Bund yields stay negative as recession fears mount
Germany’s benchmark 10-year bond yield held below zero on Monday and close to its lowest levels in more than two years as fears grew that the world economy was headed for recession.
After posting its biggest one-day fall since the start of January on Friday, the German Bund yield — alongside euro zone peers — crept higher in early trade with focus turning to the German Ifo business sentiment survey this session.
The Ifo survey took on particular significance after economic data on Friday gave a bleak outlook and sparked a repricing across financial markets.
A German manufacturing activity survey showed a contraction for the third straight month. Preliminary measures of US manufacturing and services activity for March showed both grew at a slower pace than in February.
After Friday’s US numbers, the gap between yields on three-month US Treasury bills and 10-year notes fell below zero for the first time since 2007.
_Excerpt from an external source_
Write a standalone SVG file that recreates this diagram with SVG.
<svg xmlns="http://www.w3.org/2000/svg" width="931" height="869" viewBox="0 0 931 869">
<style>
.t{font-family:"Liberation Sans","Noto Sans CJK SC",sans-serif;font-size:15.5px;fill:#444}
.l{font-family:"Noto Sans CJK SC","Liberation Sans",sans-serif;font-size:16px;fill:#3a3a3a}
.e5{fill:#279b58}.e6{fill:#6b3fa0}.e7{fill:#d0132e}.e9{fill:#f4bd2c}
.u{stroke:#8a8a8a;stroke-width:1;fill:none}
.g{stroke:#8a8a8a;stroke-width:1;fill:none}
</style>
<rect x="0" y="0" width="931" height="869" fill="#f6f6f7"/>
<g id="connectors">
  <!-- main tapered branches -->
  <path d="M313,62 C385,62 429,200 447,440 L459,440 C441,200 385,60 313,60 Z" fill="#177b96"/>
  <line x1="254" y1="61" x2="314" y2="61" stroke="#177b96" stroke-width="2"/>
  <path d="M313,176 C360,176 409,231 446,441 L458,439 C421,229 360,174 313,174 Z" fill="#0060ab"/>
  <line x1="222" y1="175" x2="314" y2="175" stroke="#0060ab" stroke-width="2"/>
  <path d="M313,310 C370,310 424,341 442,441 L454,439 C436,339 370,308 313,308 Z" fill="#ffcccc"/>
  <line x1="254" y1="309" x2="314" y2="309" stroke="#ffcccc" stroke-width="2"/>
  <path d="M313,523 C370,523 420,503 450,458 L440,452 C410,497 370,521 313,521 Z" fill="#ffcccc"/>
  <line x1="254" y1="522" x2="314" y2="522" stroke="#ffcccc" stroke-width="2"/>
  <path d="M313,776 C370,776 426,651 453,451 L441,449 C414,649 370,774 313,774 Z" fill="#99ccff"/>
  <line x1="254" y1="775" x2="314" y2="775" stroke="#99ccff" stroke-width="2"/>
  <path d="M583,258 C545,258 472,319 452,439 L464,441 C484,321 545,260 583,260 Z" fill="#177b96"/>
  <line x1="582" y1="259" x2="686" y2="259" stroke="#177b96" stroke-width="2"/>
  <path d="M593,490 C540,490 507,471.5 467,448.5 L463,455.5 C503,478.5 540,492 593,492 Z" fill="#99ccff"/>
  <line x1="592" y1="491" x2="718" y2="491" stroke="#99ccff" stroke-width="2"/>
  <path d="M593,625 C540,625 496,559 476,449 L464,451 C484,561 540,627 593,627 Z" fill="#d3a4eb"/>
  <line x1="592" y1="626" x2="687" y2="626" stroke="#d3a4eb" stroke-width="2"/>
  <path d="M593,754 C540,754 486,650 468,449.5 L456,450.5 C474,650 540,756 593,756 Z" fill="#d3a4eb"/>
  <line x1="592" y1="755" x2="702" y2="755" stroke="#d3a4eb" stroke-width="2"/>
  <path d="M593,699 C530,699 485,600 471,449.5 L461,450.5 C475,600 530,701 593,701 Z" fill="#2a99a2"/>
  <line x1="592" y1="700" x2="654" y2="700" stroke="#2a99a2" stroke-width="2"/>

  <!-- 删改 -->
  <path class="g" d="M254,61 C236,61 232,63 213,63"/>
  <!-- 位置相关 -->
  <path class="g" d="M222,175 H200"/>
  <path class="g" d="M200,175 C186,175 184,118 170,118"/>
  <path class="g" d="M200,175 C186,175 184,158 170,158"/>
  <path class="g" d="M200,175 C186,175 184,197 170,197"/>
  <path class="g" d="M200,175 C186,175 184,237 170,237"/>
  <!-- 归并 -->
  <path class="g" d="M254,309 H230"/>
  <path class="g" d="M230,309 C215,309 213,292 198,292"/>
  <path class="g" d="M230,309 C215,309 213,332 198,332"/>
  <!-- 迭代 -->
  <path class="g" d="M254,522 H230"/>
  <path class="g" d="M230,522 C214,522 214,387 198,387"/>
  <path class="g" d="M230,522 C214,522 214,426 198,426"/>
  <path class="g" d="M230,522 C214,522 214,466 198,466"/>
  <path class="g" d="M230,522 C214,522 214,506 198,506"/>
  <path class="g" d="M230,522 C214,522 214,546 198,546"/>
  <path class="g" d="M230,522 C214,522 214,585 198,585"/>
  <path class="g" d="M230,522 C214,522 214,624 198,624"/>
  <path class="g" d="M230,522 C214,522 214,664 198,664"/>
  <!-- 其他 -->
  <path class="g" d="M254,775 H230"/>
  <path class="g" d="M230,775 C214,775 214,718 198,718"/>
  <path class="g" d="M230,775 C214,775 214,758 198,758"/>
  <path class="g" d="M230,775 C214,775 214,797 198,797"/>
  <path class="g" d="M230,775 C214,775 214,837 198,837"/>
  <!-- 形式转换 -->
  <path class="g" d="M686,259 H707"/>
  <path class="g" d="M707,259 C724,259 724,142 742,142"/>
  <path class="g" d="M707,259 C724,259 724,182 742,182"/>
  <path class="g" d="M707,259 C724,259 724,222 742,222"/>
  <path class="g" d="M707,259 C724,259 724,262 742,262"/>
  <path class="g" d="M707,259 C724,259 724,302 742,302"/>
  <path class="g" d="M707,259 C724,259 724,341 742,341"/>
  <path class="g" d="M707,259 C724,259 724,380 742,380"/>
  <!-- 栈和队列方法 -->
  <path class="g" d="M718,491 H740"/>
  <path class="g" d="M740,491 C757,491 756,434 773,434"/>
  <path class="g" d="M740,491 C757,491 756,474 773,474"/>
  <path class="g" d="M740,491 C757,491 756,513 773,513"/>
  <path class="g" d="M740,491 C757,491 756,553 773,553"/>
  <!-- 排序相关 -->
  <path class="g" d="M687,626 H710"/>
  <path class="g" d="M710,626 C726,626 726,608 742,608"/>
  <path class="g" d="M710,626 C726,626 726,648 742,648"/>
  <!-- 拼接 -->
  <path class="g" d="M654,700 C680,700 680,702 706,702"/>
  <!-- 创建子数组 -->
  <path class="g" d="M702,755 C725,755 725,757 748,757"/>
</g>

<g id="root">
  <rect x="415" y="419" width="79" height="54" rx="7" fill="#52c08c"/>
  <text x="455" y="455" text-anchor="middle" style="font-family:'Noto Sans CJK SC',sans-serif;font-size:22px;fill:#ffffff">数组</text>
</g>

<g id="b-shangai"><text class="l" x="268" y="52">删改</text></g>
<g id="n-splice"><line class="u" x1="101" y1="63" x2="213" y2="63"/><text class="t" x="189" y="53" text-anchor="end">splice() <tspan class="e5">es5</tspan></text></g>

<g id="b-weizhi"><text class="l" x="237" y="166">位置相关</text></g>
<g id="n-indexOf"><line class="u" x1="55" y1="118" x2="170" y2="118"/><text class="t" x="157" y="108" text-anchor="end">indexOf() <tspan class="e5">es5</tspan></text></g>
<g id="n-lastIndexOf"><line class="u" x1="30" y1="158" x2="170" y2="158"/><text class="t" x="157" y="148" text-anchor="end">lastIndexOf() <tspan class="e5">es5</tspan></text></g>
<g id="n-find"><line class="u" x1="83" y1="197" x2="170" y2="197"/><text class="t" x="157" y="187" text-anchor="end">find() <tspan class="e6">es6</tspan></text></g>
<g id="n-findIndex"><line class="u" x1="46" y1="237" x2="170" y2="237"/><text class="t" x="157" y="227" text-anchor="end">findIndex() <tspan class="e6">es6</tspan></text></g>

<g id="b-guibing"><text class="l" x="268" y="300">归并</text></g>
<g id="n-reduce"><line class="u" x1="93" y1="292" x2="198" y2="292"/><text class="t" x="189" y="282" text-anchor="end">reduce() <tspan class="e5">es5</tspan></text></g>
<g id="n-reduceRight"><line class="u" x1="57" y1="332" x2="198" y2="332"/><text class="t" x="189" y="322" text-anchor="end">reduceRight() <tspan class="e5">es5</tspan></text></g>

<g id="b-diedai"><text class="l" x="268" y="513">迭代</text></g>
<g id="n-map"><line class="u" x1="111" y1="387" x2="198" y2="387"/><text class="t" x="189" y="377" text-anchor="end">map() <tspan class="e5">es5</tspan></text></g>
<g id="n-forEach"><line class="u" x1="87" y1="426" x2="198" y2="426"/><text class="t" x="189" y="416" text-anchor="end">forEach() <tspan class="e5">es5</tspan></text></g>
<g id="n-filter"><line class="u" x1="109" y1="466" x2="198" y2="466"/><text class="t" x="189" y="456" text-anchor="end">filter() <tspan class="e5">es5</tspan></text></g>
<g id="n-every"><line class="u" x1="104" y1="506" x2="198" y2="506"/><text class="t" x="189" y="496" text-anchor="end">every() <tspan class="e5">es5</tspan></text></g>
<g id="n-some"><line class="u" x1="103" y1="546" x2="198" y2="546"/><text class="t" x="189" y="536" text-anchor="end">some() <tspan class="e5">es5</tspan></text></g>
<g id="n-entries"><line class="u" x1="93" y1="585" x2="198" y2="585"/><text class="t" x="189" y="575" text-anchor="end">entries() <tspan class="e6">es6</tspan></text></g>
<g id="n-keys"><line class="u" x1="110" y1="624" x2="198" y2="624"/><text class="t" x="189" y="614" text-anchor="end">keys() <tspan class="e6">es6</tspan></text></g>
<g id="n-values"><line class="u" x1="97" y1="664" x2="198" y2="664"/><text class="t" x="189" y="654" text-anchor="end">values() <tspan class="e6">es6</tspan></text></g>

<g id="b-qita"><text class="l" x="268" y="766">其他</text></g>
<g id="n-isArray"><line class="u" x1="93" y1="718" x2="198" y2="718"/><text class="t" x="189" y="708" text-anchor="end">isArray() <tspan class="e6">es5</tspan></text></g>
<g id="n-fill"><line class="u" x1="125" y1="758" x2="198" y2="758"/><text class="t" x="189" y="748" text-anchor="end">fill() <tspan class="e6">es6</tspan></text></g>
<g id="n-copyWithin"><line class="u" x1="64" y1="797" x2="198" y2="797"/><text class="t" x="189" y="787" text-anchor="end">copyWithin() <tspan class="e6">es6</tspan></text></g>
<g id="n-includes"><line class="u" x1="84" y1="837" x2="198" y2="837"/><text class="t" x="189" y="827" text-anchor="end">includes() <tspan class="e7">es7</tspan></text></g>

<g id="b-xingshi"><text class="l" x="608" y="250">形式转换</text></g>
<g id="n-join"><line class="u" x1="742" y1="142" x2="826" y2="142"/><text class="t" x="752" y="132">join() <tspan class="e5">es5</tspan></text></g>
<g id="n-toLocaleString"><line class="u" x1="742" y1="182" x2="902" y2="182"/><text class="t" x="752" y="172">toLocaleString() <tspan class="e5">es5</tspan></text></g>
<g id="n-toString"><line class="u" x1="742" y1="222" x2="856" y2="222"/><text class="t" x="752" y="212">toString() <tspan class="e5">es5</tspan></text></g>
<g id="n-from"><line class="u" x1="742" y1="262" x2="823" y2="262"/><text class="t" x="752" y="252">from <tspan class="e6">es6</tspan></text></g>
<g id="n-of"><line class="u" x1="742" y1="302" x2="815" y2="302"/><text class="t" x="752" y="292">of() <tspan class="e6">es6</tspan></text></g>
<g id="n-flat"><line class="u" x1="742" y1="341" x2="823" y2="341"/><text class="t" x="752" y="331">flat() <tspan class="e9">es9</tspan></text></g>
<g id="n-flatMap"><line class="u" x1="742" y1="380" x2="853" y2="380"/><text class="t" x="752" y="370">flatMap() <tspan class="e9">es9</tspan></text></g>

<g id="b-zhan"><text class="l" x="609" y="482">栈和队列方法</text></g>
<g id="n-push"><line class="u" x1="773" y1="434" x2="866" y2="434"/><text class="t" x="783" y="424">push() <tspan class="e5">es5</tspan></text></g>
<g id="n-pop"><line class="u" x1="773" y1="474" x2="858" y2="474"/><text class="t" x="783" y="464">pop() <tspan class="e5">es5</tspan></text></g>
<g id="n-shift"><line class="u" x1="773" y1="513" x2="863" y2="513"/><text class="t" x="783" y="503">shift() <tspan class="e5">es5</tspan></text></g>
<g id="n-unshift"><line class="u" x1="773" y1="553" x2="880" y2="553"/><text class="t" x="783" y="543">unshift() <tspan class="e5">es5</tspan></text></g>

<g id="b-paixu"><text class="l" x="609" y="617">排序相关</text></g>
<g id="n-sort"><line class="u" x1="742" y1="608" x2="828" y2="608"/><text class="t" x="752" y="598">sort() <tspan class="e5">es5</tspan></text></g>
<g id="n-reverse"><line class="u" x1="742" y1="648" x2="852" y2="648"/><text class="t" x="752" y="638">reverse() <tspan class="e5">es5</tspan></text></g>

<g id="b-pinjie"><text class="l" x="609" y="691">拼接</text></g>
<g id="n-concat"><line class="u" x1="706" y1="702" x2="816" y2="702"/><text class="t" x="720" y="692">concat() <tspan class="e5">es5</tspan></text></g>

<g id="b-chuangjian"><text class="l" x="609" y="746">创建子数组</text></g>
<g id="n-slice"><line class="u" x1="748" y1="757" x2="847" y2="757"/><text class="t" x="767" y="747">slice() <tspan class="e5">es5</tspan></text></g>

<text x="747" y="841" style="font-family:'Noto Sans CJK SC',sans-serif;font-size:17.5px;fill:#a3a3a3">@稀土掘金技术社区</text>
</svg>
An inverted yield curve is widely considered a leading indicator of recession, and that spread is the Federal Reserve’s preferred measure of the yield curve.
“There is a strong recession signal from the US curve and that is important,” said Nordea chief analyst Jan von Gerich. “It would be dangerous to say the move in bond yields is over- done — the momentum is quite strong and I wouldn’t catch a falling knife.”
Most 10-year government bond yields in the euro area were 1-2 basis points higher on Monday.
Germany’s Bund yield stood at minus 0.01pc and near Friday’s almost 2 1/2-year low of minus 0.03pc. It has tumbled 20 bps so far in March, in line with steep falls in the yields of other major bond markets.
In addition to weak economic data, heightened uncertainty over Brexit and world trade tensions have bolstered demand for safe-haven bonds. Investors ditched stocks and fled to bonds overnight.
On Monday, yields on 10-year Japanese government bonds slumped to minus 9.2 basis points, the weakest since September 2016. Australian 10-year year yields plunged to a record low of 1.754pc.
“We think the market is pricing an overly sinister outlook, but markets will want confirmation before shifting back,” analysts at ING said in a note.